§ WHAT IS EXPECTED
Extract, in full, the lines below, beginning at the first and ending with the line that contains "plt.rcParams['font.family'] = ['Liberation". Pictures do not belong in the copy.

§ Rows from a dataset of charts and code
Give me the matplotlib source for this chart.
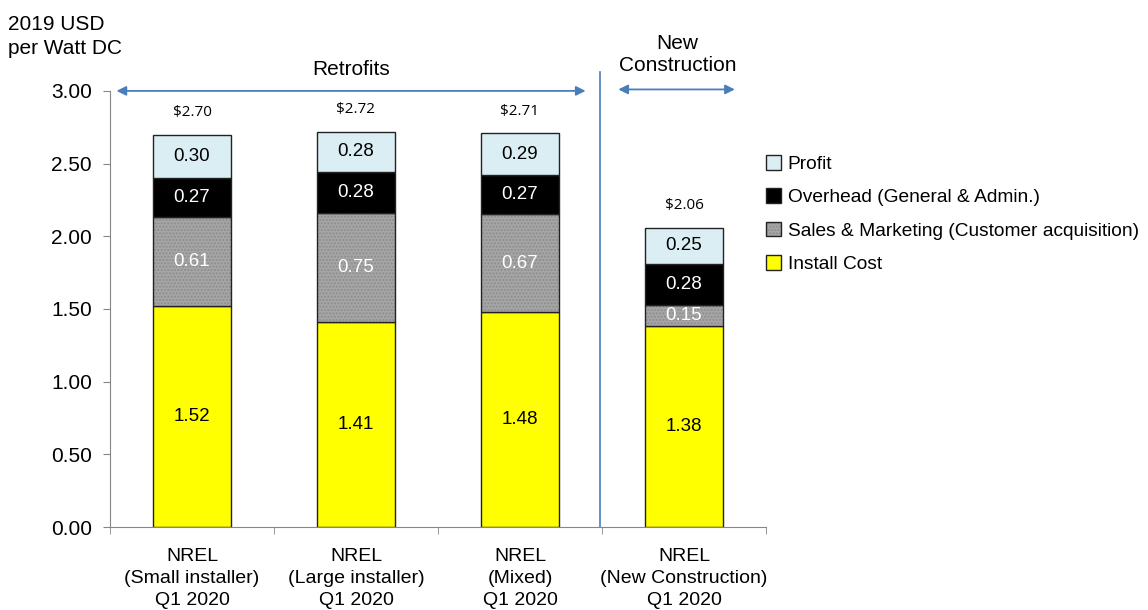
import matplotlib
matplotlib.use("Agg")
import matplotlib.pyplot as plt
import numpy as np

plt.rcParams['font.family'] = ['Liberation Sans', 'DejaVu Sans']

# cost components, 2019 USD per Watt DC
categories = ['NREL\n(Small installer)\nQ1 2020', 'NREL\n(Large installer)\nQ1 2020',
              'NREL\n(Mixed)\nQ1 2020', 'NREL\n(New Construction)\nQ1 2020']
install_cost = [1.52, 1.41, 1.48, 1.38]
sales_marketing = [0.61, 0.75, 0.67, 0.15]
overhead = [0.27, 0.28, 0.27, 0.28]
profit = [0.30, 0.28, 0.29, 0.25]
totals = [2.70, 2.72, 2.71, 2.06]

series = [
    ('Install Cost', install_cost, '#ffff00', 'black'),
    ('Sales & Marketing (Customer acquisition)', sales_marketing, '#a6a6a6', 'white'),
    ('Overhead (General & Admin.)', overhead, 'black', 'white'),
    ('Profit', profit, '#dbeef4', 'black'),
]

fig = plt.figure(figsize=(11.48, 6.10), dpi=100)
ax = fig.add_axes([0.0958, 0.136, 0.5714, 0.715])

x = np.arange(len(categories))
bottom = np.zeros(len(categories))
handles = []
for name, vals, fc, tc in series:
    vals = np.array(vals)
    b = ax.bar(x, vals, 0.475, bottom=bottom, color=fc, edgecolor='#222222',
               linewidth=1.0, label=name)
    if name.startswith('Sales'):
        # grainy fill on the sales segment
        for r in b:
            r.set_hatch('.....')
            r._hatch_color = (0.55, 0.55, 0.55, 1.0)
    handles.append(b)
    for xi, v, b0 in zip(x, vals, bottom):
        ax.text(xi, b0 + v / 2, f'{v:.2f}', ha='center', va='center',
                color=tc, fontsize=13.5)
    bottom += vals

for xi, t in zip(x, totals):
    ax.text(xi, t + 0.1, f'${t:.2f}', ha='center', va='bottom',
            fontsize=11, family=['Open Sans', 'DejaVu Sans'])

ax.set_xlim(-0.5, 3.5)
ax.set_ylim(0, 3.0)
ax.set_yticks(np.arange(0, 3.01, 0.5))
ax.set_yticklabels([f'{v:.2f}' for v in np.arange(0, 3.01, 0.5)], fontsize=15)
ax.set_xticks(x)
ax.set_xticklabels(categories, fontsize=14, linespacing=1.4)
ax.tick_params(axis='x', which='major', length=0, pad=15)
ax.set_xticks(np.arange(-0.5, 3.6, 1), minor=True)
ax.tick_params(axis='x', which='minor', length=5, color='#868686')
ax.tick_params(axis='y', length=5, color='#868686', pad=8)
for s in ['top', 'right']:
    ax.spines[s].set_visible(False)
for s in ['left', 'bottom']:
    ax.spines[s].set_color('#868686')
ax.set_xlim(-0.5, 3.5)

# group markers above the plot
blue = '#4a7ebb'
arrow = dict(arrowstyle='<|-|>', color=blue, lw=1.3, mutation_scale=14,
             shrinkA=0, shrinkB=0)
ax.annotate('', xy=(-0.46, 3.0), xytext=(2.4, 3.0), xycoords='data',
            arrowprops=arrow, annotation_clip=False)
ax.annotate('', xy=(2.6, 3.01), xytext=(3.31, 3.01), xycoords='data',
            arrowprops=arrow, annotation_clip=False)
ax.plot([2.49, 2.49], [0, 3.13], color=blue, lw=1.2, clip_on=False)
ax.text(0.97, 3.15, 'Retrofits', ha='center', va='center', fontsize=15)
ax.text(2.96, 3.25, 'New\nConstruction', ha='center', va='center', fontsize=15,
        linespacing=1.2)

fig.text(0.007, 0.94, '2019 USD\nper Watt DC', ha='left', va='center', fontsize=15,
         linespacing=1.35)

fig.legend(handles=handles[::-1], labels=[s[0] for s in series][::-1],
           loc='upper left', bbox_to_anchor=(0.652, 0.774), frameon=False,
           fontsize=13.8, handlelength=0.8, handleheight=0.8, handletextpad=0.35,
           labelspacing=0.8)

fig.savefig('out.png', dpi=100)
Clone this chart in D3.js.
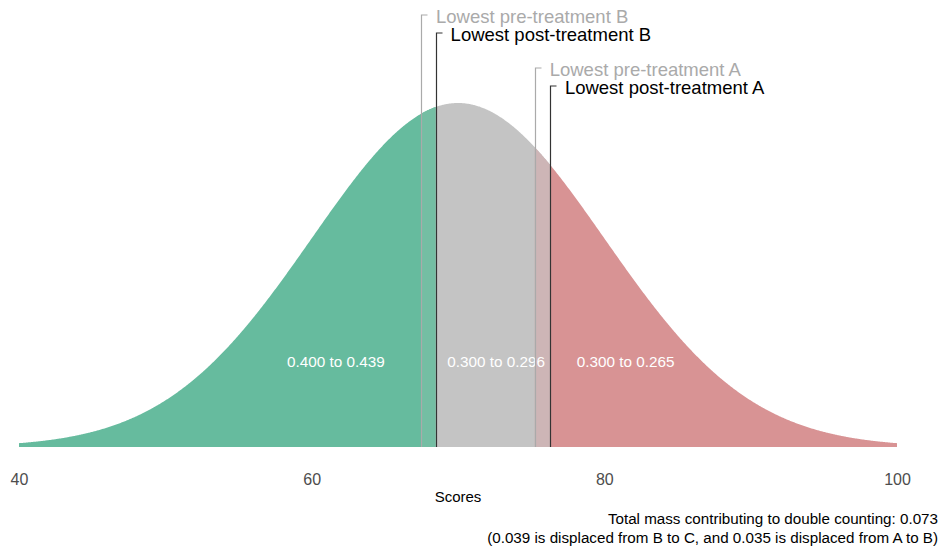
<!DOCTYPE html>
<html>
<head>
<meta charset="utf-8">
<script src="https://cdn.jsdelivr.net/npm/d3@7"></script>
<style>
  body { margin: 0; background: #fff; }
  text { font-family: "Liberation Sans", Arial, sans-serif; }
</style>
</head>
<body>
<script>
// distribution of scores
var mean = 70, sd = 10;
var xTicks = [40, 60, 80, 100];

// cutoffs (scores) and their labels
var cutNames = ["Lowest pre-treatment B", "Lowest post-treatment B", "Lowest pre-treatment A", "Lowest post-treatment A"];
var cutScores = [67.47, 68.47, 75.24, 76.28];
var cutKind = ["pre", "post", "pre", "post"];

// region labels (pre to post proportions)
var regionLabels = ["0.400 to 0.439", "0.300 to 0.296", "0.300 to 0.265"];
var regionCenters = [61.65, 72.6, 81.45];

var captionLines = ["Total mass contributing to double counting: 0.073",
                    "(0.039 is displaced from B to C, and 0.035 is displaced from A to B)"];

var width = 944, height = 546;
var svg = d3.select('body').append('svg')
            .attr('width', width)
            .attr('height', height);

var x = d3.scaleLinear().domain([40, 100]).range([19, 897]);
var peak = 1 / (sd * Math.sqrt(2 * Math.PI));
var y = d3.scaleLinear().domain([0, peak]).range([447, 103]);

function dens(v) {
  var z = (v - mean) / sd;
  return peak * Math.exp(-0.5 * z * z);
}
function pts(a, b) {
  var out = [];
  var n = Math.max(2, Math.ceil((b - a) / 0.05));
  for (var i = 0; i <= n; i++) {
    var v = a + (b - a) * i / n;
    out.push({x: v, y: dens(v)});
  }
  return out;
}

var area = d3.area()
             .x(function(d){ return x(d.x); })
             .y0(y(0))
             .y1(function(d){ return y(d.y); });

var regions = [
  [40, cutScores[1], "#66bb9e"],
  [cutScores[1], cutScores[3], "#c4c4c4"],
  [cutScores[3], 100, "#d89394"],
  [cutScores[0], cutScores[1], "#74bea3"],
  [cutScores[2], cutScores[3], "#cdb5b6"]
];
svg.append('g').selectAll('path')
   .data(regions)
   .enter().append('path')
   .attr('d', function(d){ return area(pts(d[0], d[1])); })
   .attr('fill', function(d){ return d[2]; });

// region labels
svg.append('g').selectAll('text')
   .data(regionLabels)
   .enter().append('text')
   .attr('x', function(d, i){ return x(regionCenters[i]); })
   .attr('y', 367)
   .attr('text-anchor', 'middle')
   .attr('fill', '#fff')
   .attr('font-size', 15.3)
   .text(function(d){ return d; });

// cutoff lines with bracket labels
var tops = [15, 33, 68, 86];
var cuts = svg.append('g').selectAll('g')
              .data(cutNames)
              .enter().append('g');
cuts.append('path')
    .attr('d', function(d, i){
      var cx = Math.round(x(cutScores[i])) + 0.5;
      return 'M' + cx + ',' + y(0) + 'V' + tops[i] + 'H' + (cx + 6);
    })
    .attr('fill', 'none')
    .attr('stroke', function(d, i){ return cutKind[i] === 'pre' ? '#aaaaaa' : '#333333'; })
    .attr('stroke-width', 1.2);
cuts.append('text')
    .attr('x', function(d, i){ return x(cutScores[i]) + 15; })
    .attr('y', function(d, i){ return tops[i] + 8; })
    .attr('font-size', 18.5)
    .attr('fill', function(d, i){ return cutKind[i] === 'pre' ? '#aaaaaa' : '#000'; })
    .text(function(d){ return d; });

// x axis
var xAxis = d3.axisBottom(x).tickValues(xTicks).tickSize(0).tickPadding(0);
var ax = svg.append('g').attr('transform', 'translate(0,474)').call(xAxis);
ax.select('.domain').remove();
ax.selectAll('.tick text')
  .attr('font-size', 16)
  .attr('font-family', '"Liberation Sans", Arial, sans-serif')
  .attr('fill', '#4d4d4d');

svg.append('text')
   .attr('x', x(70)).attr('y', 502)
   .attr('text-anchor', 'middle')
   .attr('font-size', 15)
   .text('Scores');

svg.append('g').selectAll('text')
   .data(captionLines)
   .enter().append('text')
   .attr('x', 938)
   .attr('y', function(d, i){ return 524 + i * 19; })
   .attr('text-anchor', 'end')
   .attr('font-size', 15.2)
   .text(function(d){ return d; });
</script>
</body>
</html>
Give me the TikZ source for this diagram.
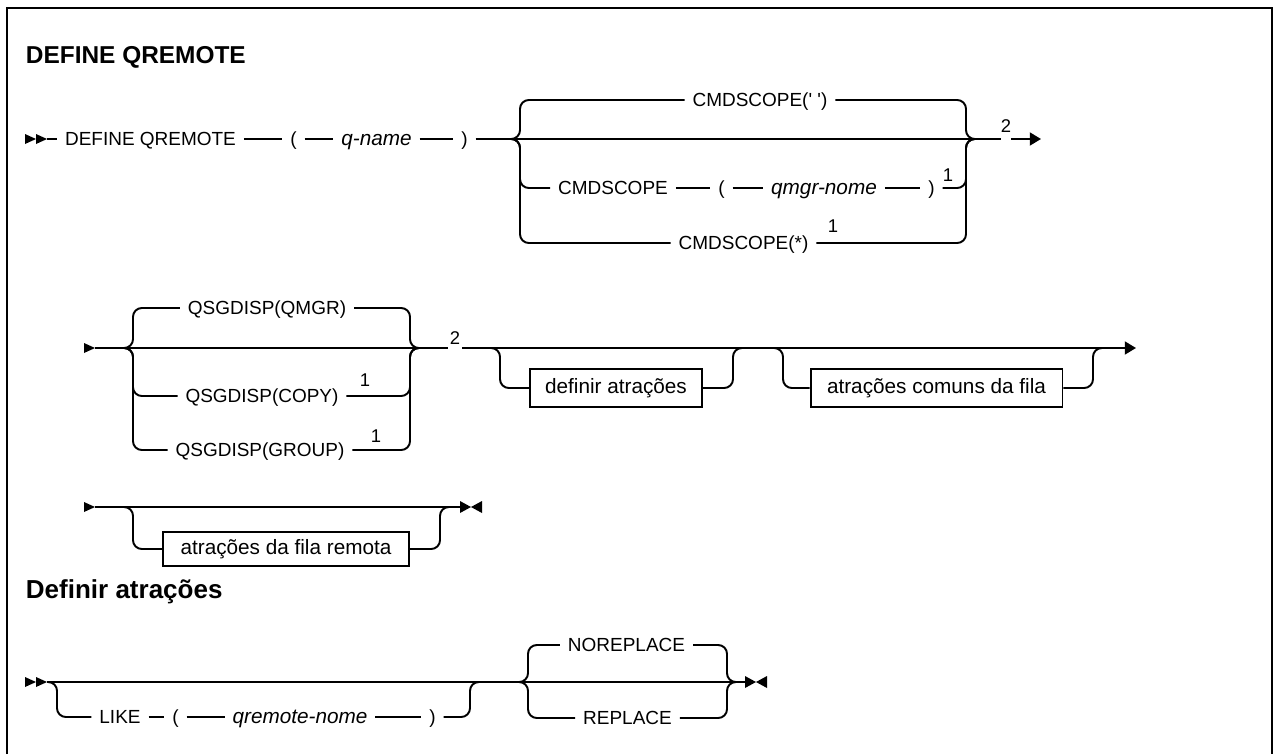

§ THE RESULT
Give me the matplotlib source for this chart.
import matplotlib
matplotlib.use("Agg")
import matplotlib.pyplot as plt
import numpy as np

plt.rcParams['font.family'] = ['Liberation Sans', 'DejaVu Sans']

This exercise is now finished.